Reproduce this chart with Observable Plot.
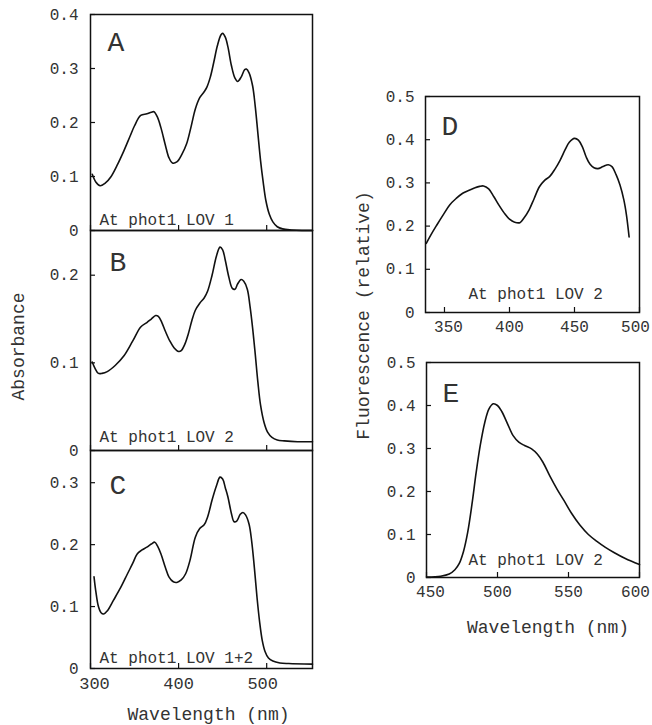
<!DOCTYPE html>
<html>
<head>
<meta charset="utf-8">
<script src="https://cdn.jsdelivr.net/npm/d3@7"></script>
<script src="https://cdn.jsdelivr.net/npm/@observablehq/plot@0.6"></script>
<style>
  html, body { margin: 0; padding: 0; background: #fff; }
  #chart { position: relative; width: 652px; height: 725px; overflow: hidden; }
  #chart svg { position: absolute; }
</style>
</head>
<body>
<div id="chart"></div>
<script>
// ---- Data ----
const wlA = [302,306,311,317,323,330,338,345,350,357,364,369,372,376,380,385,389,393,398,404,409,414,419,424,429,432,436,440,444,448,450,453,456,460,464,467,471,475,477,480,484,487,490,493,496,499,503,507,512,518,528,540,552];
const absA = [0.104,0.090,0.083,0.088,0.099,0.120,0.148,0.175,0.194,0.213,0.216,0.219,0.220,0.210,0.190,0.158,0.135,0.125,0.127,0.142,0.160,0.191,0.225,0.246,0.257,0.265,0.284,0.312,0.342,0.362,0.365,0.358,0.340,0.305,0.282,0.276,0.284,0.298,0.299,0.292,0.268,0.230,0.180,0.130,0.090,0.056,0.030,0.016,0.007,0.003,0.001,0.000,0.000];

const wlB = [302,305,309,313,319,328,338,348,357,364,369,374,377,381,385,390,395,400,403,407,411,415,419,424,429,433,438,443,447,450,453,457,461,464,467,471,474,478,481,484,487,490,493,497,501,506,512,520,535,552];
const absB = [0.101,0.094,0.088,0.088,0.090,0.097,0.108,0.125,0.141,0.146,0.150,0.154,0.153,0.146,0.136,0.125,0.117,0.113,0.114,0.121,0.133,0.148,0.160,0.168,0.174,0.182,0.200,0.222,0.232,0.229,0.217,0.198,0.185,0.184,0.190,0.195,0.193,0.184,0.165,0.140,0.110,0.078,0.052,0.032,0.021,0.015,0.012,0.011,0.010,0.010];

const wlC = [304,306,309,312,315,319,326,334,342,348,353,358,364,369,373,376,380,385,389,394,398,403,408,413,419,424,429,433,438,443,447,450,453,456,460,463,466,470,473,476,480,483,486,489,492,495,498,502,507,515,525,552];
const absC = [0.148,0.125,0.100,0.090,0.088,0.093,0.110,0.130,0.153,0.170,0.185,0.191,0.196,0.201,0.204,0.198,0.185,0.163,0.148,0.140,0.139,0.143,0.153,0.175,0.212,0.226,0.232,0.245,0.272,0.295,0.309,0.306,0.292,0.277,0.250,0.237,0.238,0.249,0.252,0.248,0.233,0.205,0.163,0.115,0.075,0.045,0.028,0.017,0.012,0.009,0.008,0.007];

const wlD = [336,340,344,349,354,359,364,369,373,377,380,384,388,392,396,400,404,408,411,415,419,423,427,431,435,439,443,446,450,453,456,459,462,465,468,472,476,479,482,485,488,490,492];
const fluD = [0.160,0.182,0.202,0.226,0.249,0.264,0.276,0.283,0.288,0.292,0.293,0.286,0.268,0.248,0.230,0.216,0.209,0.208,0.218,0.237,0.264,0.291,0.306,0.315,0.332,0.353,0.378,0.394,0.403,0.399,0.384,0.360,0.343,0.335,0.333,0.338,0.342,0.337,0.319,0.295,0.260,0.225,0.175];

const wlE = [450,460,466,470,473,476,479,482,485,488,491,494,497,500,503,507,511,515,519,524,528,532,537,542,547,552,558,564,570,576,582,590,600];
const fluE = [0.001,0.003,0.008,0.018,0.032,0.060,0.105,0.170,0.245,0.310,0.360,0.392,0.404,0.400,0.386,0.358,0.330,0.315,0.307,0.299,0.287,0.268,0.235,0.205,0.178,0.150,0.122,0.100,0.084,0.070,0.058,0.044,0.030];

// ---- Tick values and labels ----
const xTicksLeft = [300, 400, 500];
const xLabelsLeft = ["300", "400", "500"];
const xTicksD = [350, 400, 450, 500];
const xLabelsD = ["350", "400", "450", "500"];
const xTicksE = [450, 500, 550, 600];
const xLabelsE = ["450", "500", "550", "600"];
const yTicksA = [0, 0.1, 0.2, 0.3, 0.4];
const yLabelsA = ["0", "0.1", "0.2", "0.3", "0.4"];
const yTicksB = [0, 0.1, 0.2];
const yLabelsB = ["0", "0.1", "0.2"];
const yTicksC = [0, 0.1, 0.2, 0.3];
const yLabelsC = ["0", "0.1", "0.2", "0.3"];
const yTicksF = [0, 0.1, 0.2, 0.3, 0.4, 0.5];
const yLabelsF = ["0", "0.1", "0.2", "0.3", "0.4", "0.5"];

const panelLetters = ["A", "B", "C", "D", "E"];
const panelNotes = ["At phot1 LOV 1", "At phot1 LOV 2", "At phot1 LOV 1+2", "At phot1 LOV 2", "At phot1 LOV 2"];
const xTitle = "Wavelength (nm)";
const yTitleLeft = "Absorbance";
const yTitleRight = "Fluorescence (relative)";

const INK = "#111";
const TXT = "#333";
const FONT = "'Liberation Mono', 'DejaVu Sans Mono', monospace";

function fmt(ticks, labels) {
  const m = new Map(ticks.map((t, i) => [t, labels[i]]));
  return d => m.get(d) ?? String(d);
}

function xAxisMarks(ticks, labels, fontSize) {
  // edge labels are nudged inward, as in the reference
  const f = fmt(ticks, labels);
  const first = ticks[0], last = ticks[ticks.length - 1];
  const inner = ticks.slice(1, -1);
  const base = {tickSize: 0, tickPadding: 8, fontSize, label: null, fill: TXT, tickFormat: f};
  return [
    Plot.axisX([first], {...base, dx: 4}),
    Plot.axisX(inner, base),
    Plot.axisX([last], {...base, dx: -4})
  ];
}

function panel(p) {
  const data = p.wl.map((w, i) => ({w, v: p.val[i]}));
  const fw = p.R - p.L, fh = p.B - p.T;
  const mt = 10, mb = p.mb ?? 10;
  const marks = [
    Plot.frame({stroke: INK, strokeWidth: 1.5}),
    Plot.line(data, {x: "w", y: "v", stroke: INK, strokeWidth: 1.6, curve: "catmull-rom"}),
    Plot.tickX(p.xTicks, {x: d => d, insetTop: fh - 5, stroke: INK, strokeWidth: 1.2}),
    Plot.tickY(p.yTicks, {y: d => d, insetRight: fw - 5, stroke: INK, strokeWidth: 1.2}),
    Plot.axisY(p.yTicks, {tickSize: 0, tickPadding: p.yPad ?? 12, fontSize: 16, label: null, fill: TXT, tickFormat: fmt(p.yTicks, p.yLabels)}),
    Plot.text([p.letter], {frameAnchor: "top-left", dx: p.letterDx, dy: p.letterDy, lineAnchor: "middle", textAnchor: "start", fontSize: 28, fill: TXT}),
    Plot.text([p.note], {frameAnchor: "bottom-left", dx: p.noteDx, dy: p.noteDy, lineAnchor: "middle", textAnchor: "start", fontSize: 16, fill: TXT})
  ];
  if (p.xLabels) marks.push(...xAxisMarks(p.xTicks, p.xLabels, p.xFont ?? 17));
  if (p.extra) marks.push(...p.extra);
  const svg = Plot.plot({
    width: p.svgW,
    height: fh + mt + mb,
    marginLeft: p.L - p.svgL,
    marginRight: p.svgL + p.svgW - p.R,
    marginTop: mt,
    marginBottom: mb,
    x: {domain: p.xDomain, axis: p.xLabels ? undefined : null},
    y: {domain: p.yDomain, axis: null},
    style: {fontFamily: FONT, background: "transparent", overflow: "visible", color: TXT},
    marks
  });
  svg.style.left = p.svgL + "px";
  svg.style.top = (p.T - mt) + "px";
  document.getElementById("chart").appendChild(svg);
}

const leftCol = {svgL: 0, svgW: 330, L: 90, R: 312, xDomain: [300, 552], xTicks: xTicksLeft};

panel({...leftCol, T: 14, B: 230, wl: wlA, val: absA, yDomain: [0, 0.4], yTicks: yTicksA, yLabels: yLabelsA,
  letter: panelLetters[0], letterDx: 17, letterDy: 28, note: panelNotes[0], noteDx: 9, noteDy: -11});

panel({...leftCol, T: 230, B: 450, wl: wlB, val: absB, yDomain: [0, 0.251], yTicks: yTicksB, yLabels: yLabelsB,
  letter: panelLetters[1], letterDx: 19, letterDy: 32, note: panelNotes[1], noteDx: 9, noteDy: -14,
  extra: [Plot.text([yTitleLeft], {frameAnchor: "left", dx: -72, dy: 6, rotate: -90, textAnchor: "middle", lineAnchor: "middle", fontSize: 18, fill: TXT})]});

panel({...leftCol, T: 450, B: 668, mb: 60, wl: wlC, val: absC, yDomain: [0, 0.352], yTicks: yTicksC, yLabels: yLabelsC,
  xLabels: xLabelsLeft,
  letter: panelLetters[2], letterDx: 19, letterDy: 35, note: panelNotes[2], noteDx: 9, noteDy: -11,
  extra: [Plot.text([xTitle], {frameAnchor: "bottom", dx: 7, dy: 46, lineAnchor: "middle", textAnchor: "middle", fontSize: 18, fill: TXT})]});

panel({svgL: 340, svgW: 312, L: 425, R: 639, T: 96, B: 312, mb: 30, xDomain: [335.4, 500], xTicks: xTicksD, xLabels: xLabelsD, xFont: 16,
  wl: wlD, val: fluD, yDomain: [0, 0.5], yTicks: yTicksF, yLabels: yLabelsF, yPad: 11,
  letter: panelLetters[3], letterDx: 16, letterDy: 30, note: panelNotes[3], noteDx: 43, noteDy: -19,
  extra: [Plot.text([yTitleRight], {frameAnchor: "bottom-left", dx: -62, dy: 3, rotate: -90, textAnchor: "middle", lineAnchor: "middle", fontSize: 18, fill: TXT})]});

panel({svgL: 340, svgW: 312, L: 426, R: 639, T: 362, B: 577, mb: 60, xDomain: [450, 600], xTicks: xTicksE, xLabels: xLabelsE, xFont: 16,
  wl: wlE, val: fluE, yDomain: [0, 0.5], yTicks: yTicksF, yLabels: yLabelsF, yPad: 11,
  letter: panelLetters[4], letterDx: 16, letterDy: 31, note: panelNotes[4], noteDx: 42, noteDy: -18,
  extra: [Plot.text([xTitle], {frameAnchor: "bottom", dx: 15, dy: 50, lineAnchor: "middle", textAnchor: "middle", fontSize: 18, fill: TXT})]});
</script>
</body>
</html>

_ _ _ _ _

Written request:
Note how many lines in the material hold the word "chart", and give that number with nothing added.

Result of the task:
5